First off, i am using Talend Open Studio for Big Data (5.4.1).
I have a talend job that attempts to aggregate a 6.5 Gb file. It uses a tAggregateRow component to do this. The tAggregateRow components groups by 1 column. Its operation is a count(distinct) on 1 column. The file that is being processed has 5 columns in the schema, all strings.
When the aggregation starts, the JVM consumes 39 Gb of memory to process this 6.5 Gb file. This seems extremely inefficient.
Does anyone know what i am doing wrong or what i might do differently?

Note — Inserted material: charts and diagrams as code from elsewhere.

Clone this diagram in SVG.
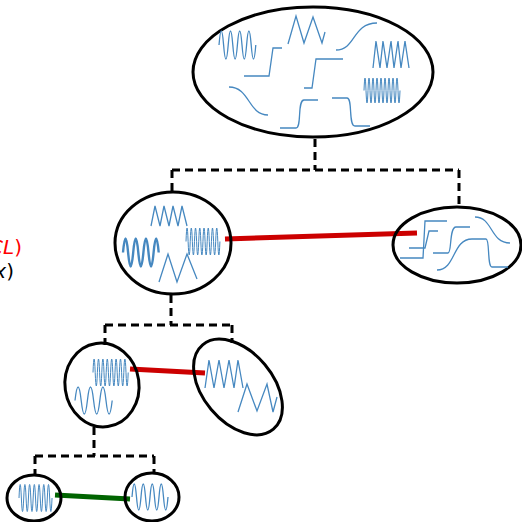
<svg xmlns="http://www.w3.org/2000/svg" width="522" height="522" viewBox="0 0 522 522">
<style>
.node{fill:none;stroke:#000;stroke-width:3}
.w{fill:none;stroke:#4688c0;stroke-width:1.3;stroke-linejoin:miter}
.wf{fill:none;stroke:#4688c0;stroke-width:1}
.wt{fill:none;stroke:#4688c0;stroke-width:2.4}
.dash{fill:none;stroke:#000;stroke-width:3;stroke-dasharray:8,5}
.red{stroke:#cc0000;stroke-width:5}
.green{stroke:#006400;stroke-width:5}
.lbl{font-family:"DejaVu Sans",sans-serif;font-size:20px}
</style>
<rect width="522" height="522" fill="#fff"/>
<g id="connectors">
<path class="dash" d="M315,139 V170 M172,170 H459 M172,170 V192 M459,170 V208"/>
<path class="dash" d="M171,295 V325 M105,325 H232 M105,325 V345 M232,325 V343"/>
<path class="dash" d="M94,427 V456 M35,456 H154 M35,456 V475 M154,456 V473"/>
<line class="red" x1="225" y1="239" x2="417" y2="233"/>
<line class="red" x1="130" y1="369" x2="205" y2="373"/>
<line class="green" x1="55" y1="495" x2="130" y2="499"/>
</g>
<g id="labels">
<text class="lbl" x="22" y="254" text-anchor="end" fill="#ff0000"><tspan font-style="italic">CL</tspan>)</text>
<text class="lbl" x="14" y="278" text-anchor="end" fill="#000"><tspan font-style="italic">x</tspan>)</text>
</g>
<g id="root">
<ellipse class="node" cx="313" cy="72" rx="120" ry="65"/>
<path class="w" d="M219,45 q2.3,-28 4.6,0 t4.6,0 t4.6,0 t4.6,0 t4.6,0 t4.6,0 t4.6,0 t4.6,0"/>
<polyline class="w" points="288,44 296,16 304,43 313,17 322,43 325,32"/>
<path class="w" d="M336,50 C356,50 352,23 377,23"/>
<polyline class="w" points="373,68 376,41 380,68 383,41 387,68 391,41 394,68 398,41 401,68 405,41 409,68"/>
<path class="w" d="M244,76 H269 L273,48 H282"/>
<path class="w" d="M304,88 H312 L316,59 H343"/>
<path class="wf" d="M364,90.5 q1,-25 2,0 t2,0 t2,0 t2,0 t2,0 t2,0 t2,0 t2,0 t2,0 t2,0 t2,0 t2,0 t2,0 t2,0 t2,0 t2,0 t2,0 t2,0"/>
<path class="w" d="M229,87 C250,87 248,115 268,115"/>
<path class="w" d="M280,128 H296 C302,128 297,100 304,100 H318"/>
<path class="w" d="M332,98 H347 C353,98 348,126 355,126 H370"/>
</g>
<g id="n1">
<ellipse class="node" cx="173" cy="243" rx="58" ry="51"/>
<polyline class="w" points="151,226 155,206 160,226 164,206 169,226 173,206 178,226 182,206 187,226"/>
<path class="wt" d="M123,252.5 q2.55,-28 5.1,0 t5.1,0 t5.1,0 t5.1,0 t5.1,0 t5.1,0 t5.1,0"/>
<path class="wf" d="M186,241.5 q1.06,-27 2.12,0 t2.12,0 t2.12,0 t2.12,0 t2.12,0 t2.12,0 t2.12,0 t2.12,0 t2.12,0 t2.12,0 t2.12,0 t2.12,0 t2.12,0 t2.12,0 t2.12,0 t2.12,0"/>
<polyline class="w" points="159,282 168,254 177,282 187,254 197,279"/>
</g>
<g id="n2">
<ellipse class="node" cx="457" cy="245" rx="64" ry="38"/>
<path class="w" d="M400,258 H423 L425,221 H447"/>
<path class="w" d="M409,248 H425 L429,231 H438"/>
<path class="w" d="M433,253 H448 C452,253 449,227 456,227 H470"/>
<path class="w" d="M437,270 C456,270 452,239 472,239 H486 C490,239 487,267 492,267 H508"/>
<path class="w" d="M475,217 C493,217 490,243 510,243"/>
</g>
<g id="n3">
<ellipse class="node" cx="102" cy="385" rx="37" ry="42" transform="rotate(-8 102 385)"/>
<path class="wf" d="M93,372.5 q1.1,-27 2.2,0 t2.2,0 t2.2,0 t2.2,0 t2.2,0 t2.2,0 t2.2,0 t2.2,0 t2.2,0 t2.2,0 t2.2,0 t2.2,0 t2.2,0 t2.2,0 t2.2,0 t2.2,0"/>
<path class="w" d="M75,400.5 q3.1,-27 6.2,0 t6.2,0 t6.2,0 t6.2,0 t6.2,0 t6.2,0"/>
</g>
<g id="n4">
<ellipse class="node" cx="238" cy="387" rx="55" ry="35" transform="rotate(50 238 387)"/>
<polyline class="w" points="205,388 209,360 214,388 219,360 224,388 229,360 234,388 238,360 243,388"/>
<polyline class="w" points="238,412 247,384 257,411 267,384 273,412 277,397"/>
</g>
<g id="n5">
<ellipse class="node" cx="34" cy="498" rx="27" ry="23"/>
<path class="wf" d="M19,498 q1.18,-27 2.36,0 t2.36,0 t2.36,0 t2.36,0 t2.36,0 t2.36,0 t2.36,0 t2.36,0 t2.36,0 t2.36,0 t2.36,0 t2.36,0 t2.36,0 t2.36,0"/>
</g>
<g id="n6">
<ellipse class="node" cx="152" cy="497" rx="27" ry="24"/>
<path class="w" d="M132,497 q2.25,-26 4.5,0 t4.5,0 t4.5,0 t4.5,0 t4.5,0 t4.5,0 t4.5,0 t4.5,0"/>
</g>
</svg>
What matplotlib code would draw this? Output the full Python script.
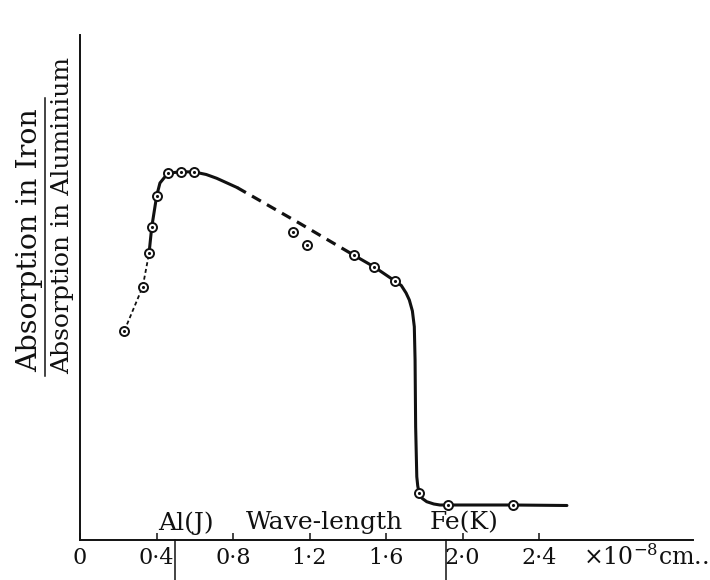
import matplotlib
matplotlib.use("Agg")
import matplotlib.pyplot as plt
from matplotlib.lines import Line2D

plt.rcParams['font.family'] = ['DejaVu Serif']
plt.rcParams['mathtext.fontset'] = 'dejavuserif'

# wave-length (x 10^-8 cm) and absorption ratio (arbitrary units)
obs_x = [0.232, 0.328, 0.361, 0.375, 0.401, 0.459, 0.527, 0.598,
         1.115, 1.187, 1.433, 1.539, 1.649, 1.774, 1.924, 2.264]
obs_y = [2.09, 2.53, 2.87, 3.13, 3.44, 3.67, 3.68, 3.68,
         3.08, 2.95, 2.85, 2.73, 2.59, 0.47, 0.35, 0.35]

# curve pieces
dotted_x = [0.232, 0.328, 0.361]
dotted_y = [2.093, 2.533, 2.867]

solid1_x = [0.361, 0.375, 0.401, 0.418, 0.459, 0.527, 0.598, 0.66, 0.715, 0.821]
solid1_y = [2.867, 3.127, 3.443, 3.570, 3.667, 3.683, 3.680, 3.655, 3.617, 3.525]

dashed_x = [0.821, 1.150, 1.433]
dashed_y = [3.525, 3.165, 2.847]

solid2_x = [1.433, 1.539, 1.649, 1.680, 1.705, 1.722, 1.738, 1.748, 1.752, 1.755,
            1.761, 1.766, 1.774, 1.790, 1.813, 1.850, 1.882, 1.924, 2.264, 2.546]
solid2_y = [2.847, 2.730, 2.587, 2.545, 2.470, 2.400, 2.290, 2.133, 1.800, 1.133,
            0.633, 0.540, 0.467, 0.415, 0.383, 0.360, 0.350, 0.350, 0.350, 0.345]

xticks = [0, 0.4, 0.8, 1.2, 1.6, 2.0, 2.4]
xtick_labels = ['0', '0·4', '0·8', '1·2', '1·6', '2·0', '2·4']

edge_marks = {'Al(J)': 0.497, 'Fe(K)': 1.914}

W, H = 710, 580
fig = plt.figure(figsize=(7.1, 5.8), dpi=100)
ax = fig.add_axes([80 / W, 40 / H, (693 - 80) / W, (540 - 35) / H])
ax.set_xlim(0, (693 - 80) / 191.25)
ax.set_ylim(0, (540 - 35) / 100)

ink = '#111111'
ax.plot(dotted_x, dotted_y, color=ink, lw=1.3, dashes=(2.2, 1.6))
ax.plot(solid1_x, solid1_y, color=ink, lw=2.2, solid_capstyle='round',
        solid_joinstyle='round')
ax.plot(dashed_x, dashed_y, color=ink, lw=2.3, dashes=(3.2, 2.2))
ax.plot(solid2_x, solid2_y, color=ink, lw=2.2, solid_capstyle='round',
        solid_joinstyle='round')

ax.plot(obs_x, obs_y, 'o', ms=6.5, mfc='white', mec=ink, mew=1.4, zorder=3)
ax.plot(obs_x, obs_y, '.', ms=2.5, color=ink, zorder=4)

for s in ['top', 'right']:
    ax.spines[s].set_visible(False)
for s in ['left', 'bottom']:
    ax.spines[s].set_linewidth(1.4)
    ax.spines[s].set_color(ink)

ax.set_yticks([])
ax.set_xticks(xticks, xtick_labels)
ax.tick_params(axis='x', direction='in', length=5, width=1.1, pad=5,
               labelsize=16, colors=ink)

# edge markers hanging below the axis
for name, xv in edge_marks.items():
    ax.plot([xv, xv], [0, -0.42], color=ink, lw=1.1, clip_on=False)

ax.text(0.555, 0.17, 'Al(J)', ha='center', va='center', fontsize=18, color=ink)
ax.text(1.281, 0.17, 'Wave-length', ha='center', va='center', fontsize=18, color=ink)
ax.text(2.008, 0.17, 'Fe(K)', ha='center', va='center', fontsize=18, color=ink)
ax.text(2.63, -0.17, r'$\times$10$^{-8}$cm..', ha='left', va='center',
        fontsize=17, color=ink, clip_on=False)

# y label drawn as a fraction
fig.text(30 / W, 1 - 372 / H, 'Absorption in Iron', rotation=90,
         rotation_mode='anchor', ha='left', va='center', fontsize=20.5, color=ink)
fig.text(63 / W, 1 - 374 / H, 'Absorption in Aluminium', rotation=90,
         rotation_mode='anchor', ha='left', va='center', fontsize=18, color=ink)
fig.add_artist(Line2D([45 / W, 45 / W], [1 - 376 / H, 1 - 98 / H],
                      transform=fig.transFigure, color=ink, lw=1.1))

fig.savefig('out.png', dpi=100)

I've contacted talend support and the engineer's suggestion was to perform this aggregation outside of talend (such as in a database). However, it seems unreasonable that talend job would consume 39 Gb of memory to aggregate a 6.5 Gb file. Less than 20 Gb of memory seems more reasonable.
Your expert advice is greatly appreciated.
Seventeen Stars

Re: talend job using tAggregateRow consumes 39 Gb of memory

The method of tAggregateRow is to collect all keys and all output columns and build the aggregations at the end of the flow. If the amount of datasets is large this component could easily run out of memory.
I suggest you read you data sorted by the group by column and use the component tAggregateSortedRow. This component depends on a sorted input and because of the sorted input it can free the datasets when the key column(s) changed.